Records provided:
....
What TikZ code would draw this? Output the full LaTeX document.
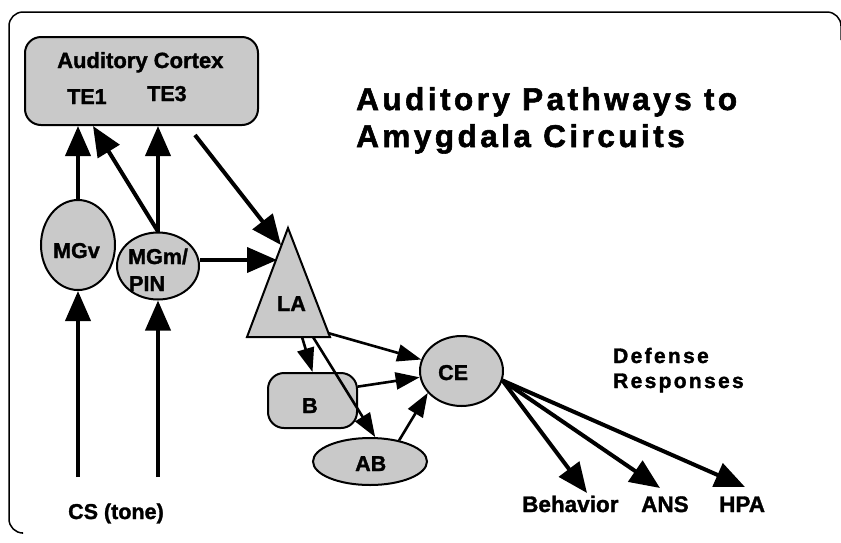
\documentclass[tikz,border=0pt]{standalone}
\usepackage{fontspec}
\setmainfont{Liberation Sans}
\usetikzlibrary{arrows.meta,calc,shapes.geometric}
\definecolor{shade}{gray}{0.79}
\tikzset{
  shp/.style={draw=black, line width=2pt, fill=shade, inner sep=0pt},
  oval/.style={shp, ellipse},
  rbox/.style={shp, rectangle, rounded corners=16pt},
  lbl/.style={inner sep=0pt, anchor=base west, font=\bfseries\fontsize{21.5}{21.5}\selectfont\addfontfeatures{FakeBold=1.5}},
  outlbl/.style={inner sep=0pt, anchor=base west, font=\bfseries\fontsize{22.5}{22.5}\selectfont\addfontfeatures{FakeBold=1.5}},
  titlelbl/.style={inner sep=0pt, anchor=base west, font=\bfseries\fontsize{31.5}{31.5}\selectfont\addfontfeatures{LetterSpace=11,FakeBold=1.8}},
  deflbl/.style={inner sep=0pt, anchor=base west, font=\bfseries\fontsize{21}{21}\selectfont\addfontfeatures{LetterSpace=11,FakeBold=1.5}},
  bigarr/.style={line width=4pt, -{Triangle[length=30pt,width=25pt]}},
  thinarr/.style={line width=2.6pt, -{Triangle[length=24pt,width=17pt]}},
  frame/.style={line width=1.5pt, rounded corners=14pt}
}
\begin{document}
\begin{tikzpicture}[x=1pt,y=-1pt]
\useasboundingbox (0,0) rectangle (841,542);
% outer frame
\draw[frame] (22,533) -- (9,533) -- (9,12) -- (841,12) -- (841,40);

% shapes
\node[rbox, minimum width=233pt, minimum height=88pt] (cortex) at (141.5,81) {};
\node[oval, minimum width=74pt, minimum height=90pt] (mgv) at (78,245) {};
\node[oval, minimum width=82pt, minimum height=67pt] (mgm) at (158,266) {};
\coordinate (laapex) at (288,228);
\coordinate (lal) at (247,337);
\coordinate (lar) at (330,337);
\draw[shp, line join=miter] (laapex) -- (lar) -- (lal) -- cycle;
\node[rbox, minimum width=89pt, minimum height=55pt] (b) at (312.5,400.5) {};
\node[oval, minimum width=83pt, minimum height=70pt] (ce) at (461.5,371) {};
\node[oval, minimum width=114pt, minimum height=47pt] (ab) at (370,461.5) {};

% labels
\node[lbl, font=\bfseries\fontsize{22}{22}\selectfont\addfontfeatures{FakeBold=1.5}] (tAC) at (57,68) {Auditory Cortex};
\node[lbl] (tTE1) at (67,104) {TE1};
\node[lbl] (tTE3) at (147,101) {TE3};
\node[lbl] (tMGv) at (53,258) {MGv};
\node[lbl] (tMGm) at (128,264) {MGm/};
\node[lbl] (tPIN) at (129,291) {PIN};
\node[lbl] (tLA) at (277,311) {LA};
\node[lbl] (tB) at (302,413) {B};
\node[lbl] (tCE) at (438,380) {CE};
\node[lbl] (tAB) at (355,471) {AB};
\node[outlbl] (beh) at (522,512) {Behavior};
\node[outlbl] (ans) at (641,512) {ANS};
\node[outlbl] (hpa) at (719,512) {HPA};
\node[lbl] (cs) at (68,519) {CS (tone)};
\node[titlelbl] (title1) at (356,110) {Auditory Pathways to};
\node[titlelbl] (title2) at (356,147) {Amygdala Circuits};
\node[deflbl] (def1) at (613,363) {Defense};
\node[deflbl] (def2) at (613,388) {Responses};

% connectors
\coordinate (csl) at (78,477);
\coordinate (csr) at (158,477);
\draw[bigarr] (csl) -- (mgv.south);
\draw[bigarr] (csr) -- (mgm.south);
\draw[bigarr] (mgv.north) -- (mgv.north |- cortex.south);
\coordinate (te1in) at (93,126);
\draw[bigarr] (mgm.north) -- (te1in);
\draw[bigarr] (mgm.north) -- (mgm.north |- cortex.south);
\coordinate (ctxout) at (195,135);
\coordinate (lain) at (281,245);
\draw[bigarr] (ctxout) -- (lain);
\coordinate (lamid) at (277,260);
\draw[bigarr] (lamid -| mgm.east) -- (lamid);
\coordinate (laoutr) at (328,333);
\coordinate (laoutb) at (302,337);
\coordinate (laoutab) at (313,337);
\draw[thinarr] (laoutr) -- (ce);
\draw[thinarr] (laoutb) -- (b.north);
\draw[thinarr] (laoutab) -- (ab.78);
\draw[thinarr] (b.17) -- (ce);
\draw[thinarr] (ab.36) -- (ce.213);
\coordinate (tipbeh) at (587,493);
\coordinate (tipans) at (660,488);
\coordinate (tiphpa) at (745,487);
\draw[bigarr] (ce.347) -- (tipbeh);
\draw[bigarr] (ce.347) -- (tipans);
\draw[bigarr] (ce.347) -- (tiphpa);
\end{tikzpicture}
\end{document}
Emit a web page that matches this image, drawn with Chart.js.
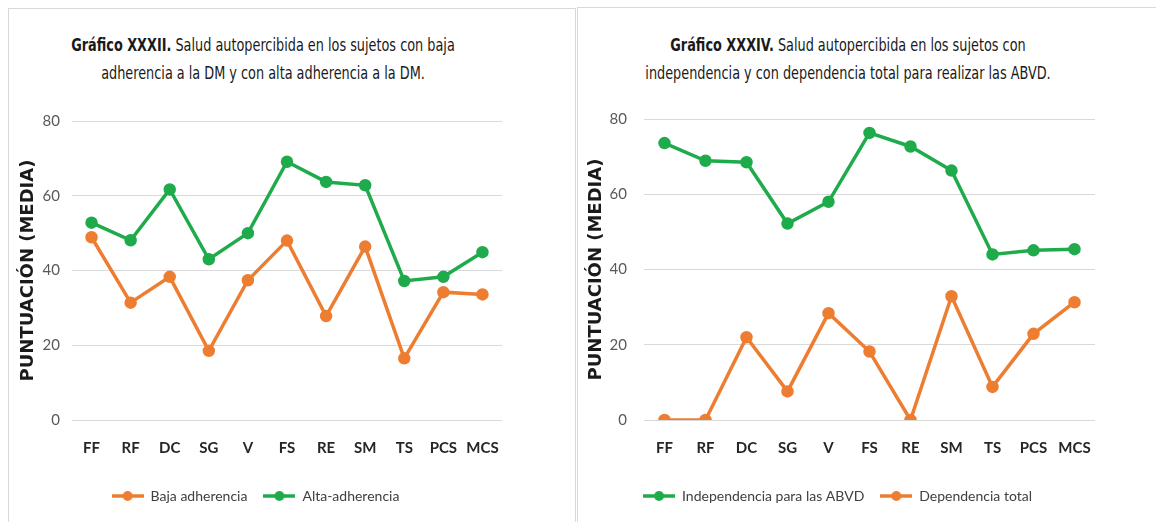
<!DOCTYPE html>
<html>
<head>
<meta charset="utf-8">
<script src="https://cdn.jsdelivr.net/npm/chart.js@4.4.1/dist/chart.umd.min.js"></script>
<style>
  body { margin: 0; background: #fff; width: 1156px; height: 522px; overflow: hidden; position: relative; }
  .panel { position: absolute; border: 1px solid #d9d9d9; box-sizing: border-box; }
  .title { position: absolute; font-family: "DejaVu Sans", sans-serif; font-stretch: condensed; font-size: 17px; color: #1a1a1a; text-align: center; line-height: 28px; white-space: nowrap; transform: translateX(-50%) scaleX(0.84); }
  .title b { font-weight: bold; }
  .box { position: absolute; }
</style>
</head>
<body>
<div class="panel" style="left:8px; top:8px; width:568px; height:530px;"></div>
<div class="panel" style="left:577px; top:7px; width:600px; height:530px;"></div>

<div class="title" style="left:263px; top:31px;"><b>Gráfico XXXII.</b> Salud autopercibida en los sujetos con baja<br>adherencia a la DM y con alta adherencia a la DM.</div>
<div class="title" style="left:848px; top:31px;"><b>Gráfico XXXIV.</b> Salud autopercibida en los sujetos con<br>independencia y con dependencia total para realizar las ABVD.</div>

<div class="box" style="left:9px; top:100px; width:512px; height:415px;"><canvas id="chart1"></canvas></div>
<div class="box" style="left:580px; top:100px; width:536px; height:415px;"><canvas id="chart2"></canvas></div>

<script>
// Categories and values
var categories = ['FF', 'RF', 'DC', 'SG', 'V', 'FS', 'RE', 'SM', 'TS', 'PCS', 'MCS'];
var yTicks = [0, 20, 40, 60, 80];

var bajaAdherencia = [48.9, 31.4, 38.3, 18.5, 37.4, 48.0, 27.8, 46.4, 16.5, 34.2, 33.6];
var altaAdherencia = [52.8, 48.1, 61.7, 43.0, 50.0, 69.1, 63.7, 62.8, 37.2, 38.3, 44.9];

var independencia = [73.6, 68.9, 68.5, 52.2, 58.0, 76.3, 72.7, 66.3, 44.0, 45.1, 45.4];
var dependenciaTotal = [0, 0, 22.0, 7.6, 28.4, 18.2, 0, 32.9, 8.8, 22.9, 31.3];

var ORANGE = '#ed7d31';
var GREEN = '#1fab4c';
var FAMILY = 'Lato, "Open Sans", sans-serif';

// legend marker: short line with a dot, like the Excel legend
function legendMarker(color) {
	var c = document.createElement('canvas');
	c.width = 32;
	c.height = 12;
	var g = c.getContext('2d');
	g.strokeStyle = color;
	g.lineWidth = 3.5;
	g.beginPath();
	g.moveTo(0, 6);
	g.lineTo(32, 6);
	g.stroke();
	g.fillStyle = color;
	g.beginPath();
	g.arc(16, 6, 5, 0, Math.PI * 2);
	g.fill();
	return c;
}

function lineSet(label, data, color) {
	return {
		label: label,
		data: data,
		borderColor: color,
		backgroundColor: color,
		pointBackgroundColor: color,
		pointBorderColor: color,
		pointStyle: 'circle',
		pointRadius: 4.5,
		pointHoverRadius: 4.5,
		borderWidth: 3.5,
		tension: 0,
	};
}

function buildOptions(yWidth, titlePad, tickPad, rightPad, topPad) {
	return {
		responsive: true,
		maintainAspectRatio: false,
		animation: false,
		layout: {
			padding: { top: topPad, right: rightPad, bottom: 2, left: 0 },
		},
		plugins: {
			legend: {
				position: 'bottom',
				labels: {
					usePointStyle: true,
					pointStyleWidth: 32,
					color: '#404040',
					padding: 16,
					font: { family: FAMILY, size: 14 },
					generateLabels: function (chart) {
						return chart.data.datasets.map(function (ds, i) {
							return {
								text: ds.label,
								pointStyle: legendMarker(ds.borderColor),
								fillStyle: ds.borderColor,
								strokeStyle: ds.borderColor,
								lineWidth: 0,
								fontColor: '#404040',
								datasetIndex: i,
								hidden: false,
							};
						});
					},
				},
			},
			tooltip: { enabled: false },
		},
		scales: {
			x: {
				offset: true,
				grid: { display: false, drawTicks: false },
				border: { display: false },
				ticks: {
					color: '#262626',
					padding: 19,
					maxRotation: 0,
					autoSkip: false,
					font: { family: FAMILY, size: 15, weight: 'bold' },
				},
				afterFit: function (scale) { scale.height = 53; },
			},
			y: {
				min: 0,
				max: 80,
				afterBuildTicks: function (scale) {
					scale.ticks = yTicks.map(function (v) { return { value: v }; });
				},
				grid: { color: '#d9d9d9', lineWidth: 1, drawTicks: false },
				border: { display: false },
				ticks: {
					color: '#595959',
					padding: tickPad,
					font: { family: FAMILY, size: 15 },
				},
				title: {
					display: true,
					text: 'PUNTUACIÓN (MEDIA)',
					color: '#1a1a1a',
					padding: { top: titlePad, bottom: 0 },
					font: { family: '"DejaVu Sans", sans-serif', size: 18, weight: 'bold' },
				},
				afterFit: function (scale) {
					scale.width = yWidth;
					// keep the plot top set by layout padding only
					scale.paddingTop = 0;
					scale.paddingBottom = 0;
				},
			},
		},
	};
}

// Gráfico XXXII
new Chart(document.getElementById('chart1').getContext('2d'), {
	type: 'line',
	data: {
		labels: categories,
		datasets: [
			lineSet('Baja adherencia', bajaAdherencia, ORANGE),
			lineSet('Alta-adherencia', altaAdherencia, GREEN),
		],
	},
	options: buildOptions(63, 9, 12, 19, 21),
});

// Gráfico XXXIV
new Chart(document.getElementById('chart2').getContext('2d'), {
	type: 'line',
	data: {
		labels: categories,
		datasets: [
			lineSet('Independencia para las ABVD', independencia, GREEN),
			lineSet('Dependencia total', dependenciaTotal, ORANGE),
		],
	},
	options: buildOptions(64, 6, 17, 21, 19),
});
</script>
</body>
</html>
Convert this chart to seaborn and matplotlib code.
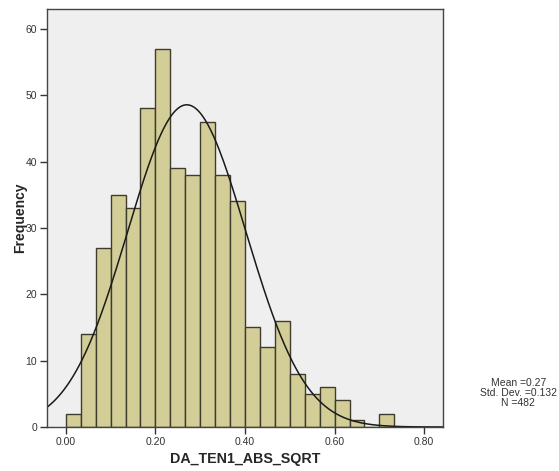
import numpy as np
import pandas as pd
import matplotlib
matplotlib.use("Agg")
import matplotlib.pyplot as plt
import seaborn as sns

# histogram counts (bin width 1/30, starting at 0)
bin_width = 1 / 30
counts = [2, 14, 27, 35, 33, 48, 57, 39, 38, 46, 38, 34,
          15, 12, 16, 8, 5, 6, 4, 1, 0, 2]
x_ticks = [0.00, 0.20, 0.40, 0.60, 0.80]
y_ticks = [0, 10, 20, 30, 40, 50, 60]
mean_val = 0.27
std_val = 0.132
n_obs = 482

n_bins = len(counts)
edges = np.arange(n_bins + 1) * bin_width
centers = (edges[:-1] + edges[1:]) / 2
df = pd.DataFrame({"value": centers, "count": counts})

sns.set_style("white")
plt.rcParams["font.family"] = ["Liberation Sans", "DejaVu Sans"]

fig = plt.figure(figsize=(5.59, 4.71), dpi=100)
ax = fig.add_axes([0.0841, 0.0934, 0.7084, 0.8876])
ax.set_facecolor("#EFEFEF")

sns.histplot(data=df, x="value", weights="count", bins=n_bins,
             binrange=(edges[0], edges[-1]), ax=ax,
             color="#D3CE98", alpha=1, edgecolor="#3E3C2C", linewidth=1.0)

# fitted normal curve scaled to counts
xs = np.linspace(-0.045, 0.845, 400)
ys = n_obs * bin_width / (std_val * np.sqrt(2 * np.pi)) * np.exp(-0.5 * ((xs - mean_val) / std_val) ** 2)
sns.lineplot(x=xs, y=ys, ax=ax, color="#1A1A1A", linewidth=1.1)

ax.set_xlim(-0.042, 0.842)
ax.set_ylim(0, 63)
ax.set_xticks(x_ticks)
ax.set_xticklabels([f"{t:.2f}" for t in x_ticks])
ax.set_yticks(y_ticks)
ax.tick_params(axis="both", direction="out", length=5, width=1, color="#333333",
               labelsize=7.5, labelcolor="#333333", pad=2, bottom=True, left=True)
for sp in ax.spines.values():
    sp.set_color("#444444")
    sp.set_linewidth(1.0)

ax.set_xlabel("DA_TEN1_ABS_SQRT", fontsize=10.3, fontweight="bold", labelpad=4)
ax.set_ylabel("Frequency", fontsize=10, fontweight="bold", labelpad=-1)

fig.text(0.927, 0.165, f"Mean ={mean_val}\nStd. Dev. ={std_val}\nN ={n_obs}",
         ha="center", va="center", fontsize=7.5, color="#333333", linespacing=1.0)

fig.savefig("out.png", dpi=100)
....
Problem to solve: List the lines of the records where "seaborn" occurs.

The completed task:
Convert this chart to seaborn and matplotlib code.
import seaborn as sns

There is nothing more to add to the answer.